Back in 2016, Google has first announced about experimenting with mobile-first indexing. Since then, a lot of information about this has been published. Throughout the years, more and more information has been given to us by Google especially on how the mobile-first indexing works and what people can do to prepare for it.
Just recently, Google confirmed that 70% of sites have already made the shift to mobile-first indexing. The remaining 30% will be moved by September at the latest, as Google says that’s when all sites will be officially switched over.
How do I know if my website has been moved to mobile-first indexing?
A sign that your site has been moved is an increase in Googlebot’s crawling, particularly from mobile smartphones user end.

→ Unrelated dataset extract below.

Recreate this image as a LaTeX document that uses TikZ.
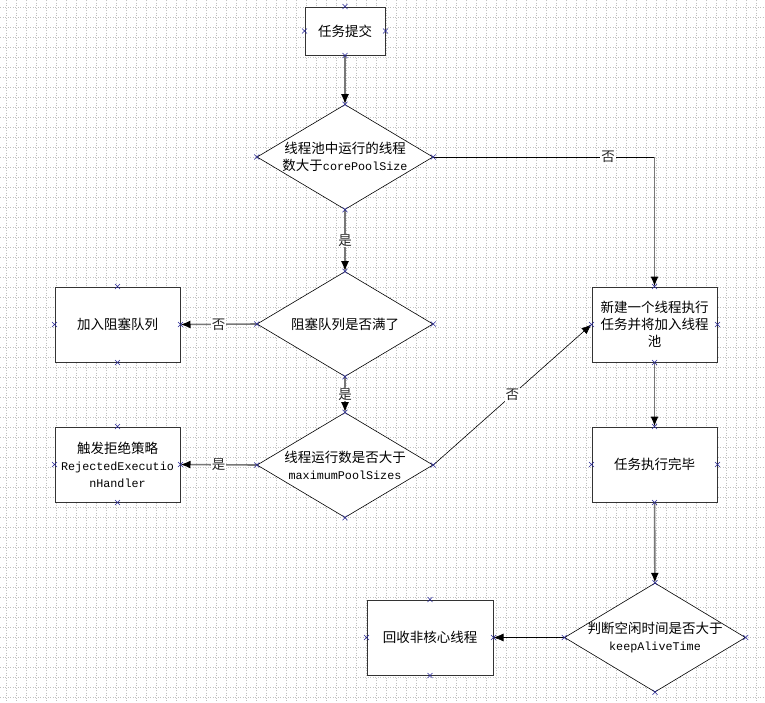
\documentclass[tikz,border=0pt]{standalone}
\usepackage{fontspec}
\setmainfont{Noto Sans CJK SC}
\setmonofont{Liberation Mono}[Scale=0.87]
\usetikzlibrary{arrows.meta,shapes.geometric}
\definecolor{flowgray}{RGB}{120,120,120}
\definecolor{gridgray}{RGB}{192,192,192}
\definecolor{markblue}{RGB}{40,40,150}
\tikzset{
  procbox/.style={draw=black!80,line width=1pt,fill=white,minimum width=125pt,minimum height=75pt,align=center,inner sep=2pt},
  decide/.style={diamond,draw=black,line width=0.6pt,fill=white,aspect=1.68,minimum width=176pt,minimum height=105pt,inner sep=0pt,align=center},
  flow/.style={draw=flowgray,line width=1.6pt,-{Latex[black,length=10pt,width=8pt]}},
  thinflow/.style={draw=black,line width=0.6pt,-{Latex[black,length=10pt,width=8pt]}},
  answer/.style={fill=white,inner sep=1pt,text=black!85},
  xmark/.style={draw=markblue,line width=0.5pt},
}

\begin{document}
\begin{tikzpicture}[x=1pt,y=-1pt,font=\fontsize{13.5}{17}\selectfont]
\useasboundingbox (0,0) rectangle (765,702);
% background grid
\fill[white] (0,0) rectangle (765,702);
\foreach \i in {0,...,75} {
  \draw[gridgray,line width=0.6pt,dash pattern=on 1pt off 1.5pt] (6.5+10*\i,0) -- (6.5+10*\i,702);
}
\foreach \j in {0,...,69} {
  \draw[gridgray,line width=0.6pt,dash pattern=on 1pt off 1.5pt] (0,7+10*\j) -- (765,7+10*\j);
}

% main column
\node[procbox,minimum width=80pt,minimum height=48pt] (submit) at (345,31) {任务提交};
\node[decide] (corechk) at (345,157) {线程池中运行的线程\\数大于\texttt{corePoolSize}};
\node[decide] (queuechk) at (345,324) {阻塞队列是否满了};
\node[decide] (maxchk) at (345,465) {线程运行数是否大于\\\texttt{maximumPoolSizes}};

% left column
\node[procbox] (enqueue) at (117.5,324.5) {加入阻塞队列};
\node[procbox] (reject) at (117.5,464.5) {触发拒绝策略\\\texttt{RejectedExecutio}\\\texttt{nHandler}};

% right column
\node[procbox] (newthread) at (654.5,324.5) {新建一个线程执行\\任务并将加入线程\\池};
\node[procbox] (done) at (654.5,464.5) {任务执行完毕};
\node[decide,minimum width=181pt,minimum height=109pt,inner xsep=-4pt] (idlechk) at (655,637.5) {判断空闲时间是否大于\\\texttt{keepAliveTime}};
\node[procbox,minimum width=126pt] (recycle) at (430,637.5) {回收非核心线程};

% connectors
\coordinate (bend) at (newthread.north |- corechk.east);
\draw[flow] (submit) -- (corechk);
\draw[draw=black,line width=0.6pt] (corechk.east) -- node[answer,pos=0.79] {否} (bend);
\draw[flow] (bend) -- (newthread.north);
\draw[flow] (corechk) -- node[answer] {是} (queuechk);
\draw[flow] (queuechk.west) -- node[answer] {否} (enqueue.east);
\draw[flow] (queuechk) -- node[answer] {是} (maxchk);
\draw[flow] (maxchk.west) -- node[answer] {是} (reject.east);
\draw[thinflow] (maxchk.east) -- node[answer] {否} (newthread.west);
\draw[flow] (newthread) -- (done);
\draw[flow] (done) -- (idlechk);
\draw[thinflow] (idlechk.west) -- (recycle.east);

% connection point marks
\foreach \n in {submit,corechk,queuechk,maxchk,enqueue,reject,newthread,done,idlechk,recycle} {
  \foreach \a in {north,south,east,west} {
    \draw[xmark] (\n.\a) ++(-2.5,-2.5) -- ++(5,5) ++(-5,0) -- ++(5,-5);
  }
}
\end{tikzpicture}
\end{document}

You can also check in Google Search Console also show on the settings page as well as in the URL inspection tool a website’s mobile-first indexing status.
Some things to watch out for when optimizing:
- On-page content is the same on mobile and desktop versions
- Meta data is the same on both versions
- Structured data is the same on both version
Google’s URL testing tool allows site owners to easily check both the desktop and mobile versions of a page. So you can ensure Google (and visitors) can see identical content on desktop and mobile.
Google specifically recommends not using separate mobile URLs (also known as “m-dot”) because they can cause “issues and confusion” for search engines and users. The standard for mobile-first indexing is responsive web design.